◆ **Written task**: Copy the entries below exactly. Images do not belong in the copy.

* begin Records for processing *

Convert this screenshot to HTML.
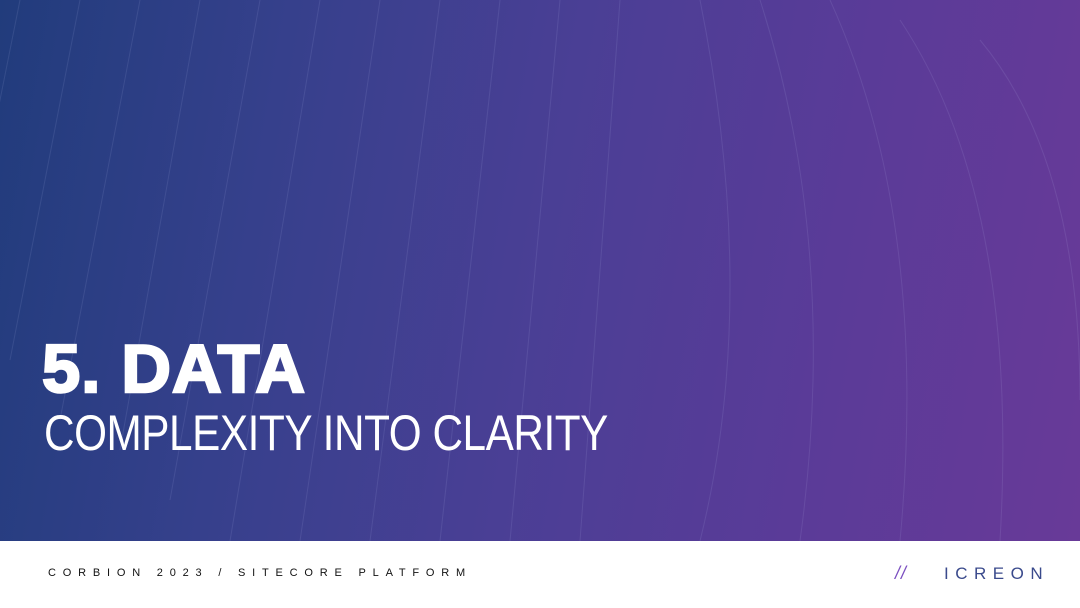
<!DOCTYPE html>
<html><head><meta charset="utf-8"><style>
html,body{margin:0;padding:0}
body{width:1080px;height:608px;position:relative;overflow:hidden;font-family:"Liberation Sans",sans-serif;background:#fff}
.bg{position:absolute;left:0;top:0;width:1080px;height:541px;background:linear-gradient(100deg,#213c7c 0%,#36408c 25%,#4a3f95 50%,#5a3b98 75%,#683a98 100%)}
.t1{position:absolute;left:42px;top:330px;font-size:68px;font-weight:900;color:#fff;letter-spacing:1px;-webkit-text-stroke:2.5px #fff;transform:scaleX(1.01);transform-origin:0 0;white-space:nowrap}
.t2{position:absolute;left:44px;top:404px;font-size:50px;font-weight:300;color:#fff;letter-spacing:-0.5px;transform:scaleX(0.845);transform-origin:0 0;white-space:nowrap}
.foot{position:absolute;left:48px;top:567px;font-size:11px;letter-spacing:6.8px;color:#111;white-space:nowrap}
.logo{position:absolute;left:944px;top:564px;font-size:17px;letter-spacing:6.5px;color:#3a4a8c}
.sl{position:absolute;left:895px;top:563px;font-size:18px;color:#7b4fc0;letter-spacing:1px;font-style:italic}
</style></head><body>
<div class="bg">
<svg width="1080" height="541" style="position:absolute;left:0;top:0;opacity:0.1">
<g stroke="#cfd6ff" stroke-width="1" fill="none">
<path d="M20 0 L-40 300"/><path d="M80 0 L10 360"/><path d="M140 0 L60 420"/><path d="M200 0 L120 450"/><path d="M260 0 L170 500"/><path d="M320 0 L230 541"/><path d="M380 0 L300 541"/><path d="M440 0 L370 541"/><path d="M500 0 L440 541"/><path d="M560 0 L510 541"/><path d="M620 0 L580 541"/>
<path d="M700 0 Q760 300 700 541"/><path d="M760 0 Q840 250 800 541"/><path d="M830 0 Q930 220 900 541"/><path d="M900 20 Q1020 200 1000 541"/><path d="M980 40 Q1080 160 1080 400"/>
</g></svg>
</div>
<div class="t1">5. DATA</div>
<div class="t2">COMPLEXITY INTO CLARITY</div>
<div class="foot">CORBION 2023 / SITECORE PLATFORM</div>
<div class="sl">//</div>
<div class="logo">ICREON</div>
</body></html>
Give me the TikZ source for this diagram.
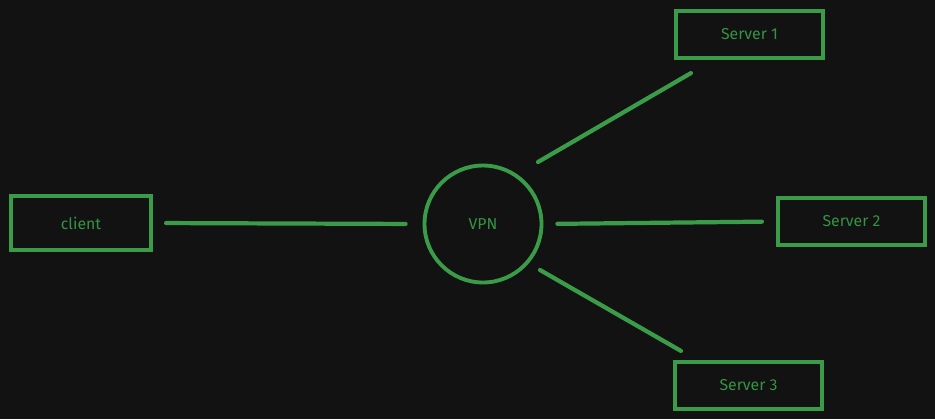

* end Records for processing *

◆ **Task response**:
Convert this screenshot to HTML.
<!DOCTYPE html>
<html><head><meta charset="utf-8"><style>
html,body{margin:0;padding:0}
body{width:1080px;height:608px;position:relative;overflow:hidden;font-family:"Liberation Sans",sans-serif;background:#fff}
.bg{position:absolute;left:0;top:0;width:1080px;height:541px;background:linear-gradient(100deg,#213c7c 0%,#36408c 25%,#4a3f95 50%,#5a3b98 75%,#683a98 100%)}
.t1{position:absolute;left:42px;top:330px;font-size:68px;font-weight:900;color:#fff;letter-spacing:1px;-webkit-text-stroke:2.5px #fff;transform:scaleX(1.01);transform-origin:0 0;white-space:nowrap}
.t2{position:absolute;left:44px;top:404px;font-size:50px;font-weight:300;color:#fff;letter-spacing:-0.5px;transform:scaleX(0.845);transform-origin:0 0;white-space:nowrap}
.foot{position:absolute;left:48px;top:567px;font-size:11px;letter-spacing:6.8px;color:#111;white-space:nowrap}
.logo{position:absolute;left:944px;top:564px;font-size:17px;letter-spacing:6.5px;color:#3a4a8c}
.sl{position:absolute;left:895px;top:563px;font-size:18px;color:#7b4fc0;letter-spacing:1px;font-style:italic}
</style></head><body>
<div class="bg">
<svg width="1080" height="541" style="position:absolute;left:0;top:0;opacity:0.1">
<g stroke="#cfd6ff" stroke-width="1" fill="none">
<path d="M20 0 L-40 300"/><path d="M80 0 L10 360"/><path d="M140 0 L60 420"/><path d="M200 0 L120 450"/><path d="M260 0 L170 500"/><path d="M320 0 L230 541"/><path d="M380 0 L300 541"/><path d="M440 0 L370 541"/><path d="M500 0 L440 541"/><path d="M560 0 L510 541"/><path d="M620 0 L580 541"/>
<path d="M700 0 Q760 300 700 541"/><path d="M760 0 Q840 250 800 541"/><path d="M830 0 Q930 220 900 541"/><path d="M900 20 Q1020 200 1000 541"/><path d="M980 40 Q1080 160 1080 400"/>
</g></svg>
</div>
<div class="t1">5. DATA</div>
<div class="t2">COMPLEXITY INTO CLARITY</div>
<div class="foot">CORBION 2023 / SITECORE PLATFORM</div>
<div class="sl">//</div>
<div class="logo">ICREON</div>
</body></html>
Give me the TikZ source for this diagram.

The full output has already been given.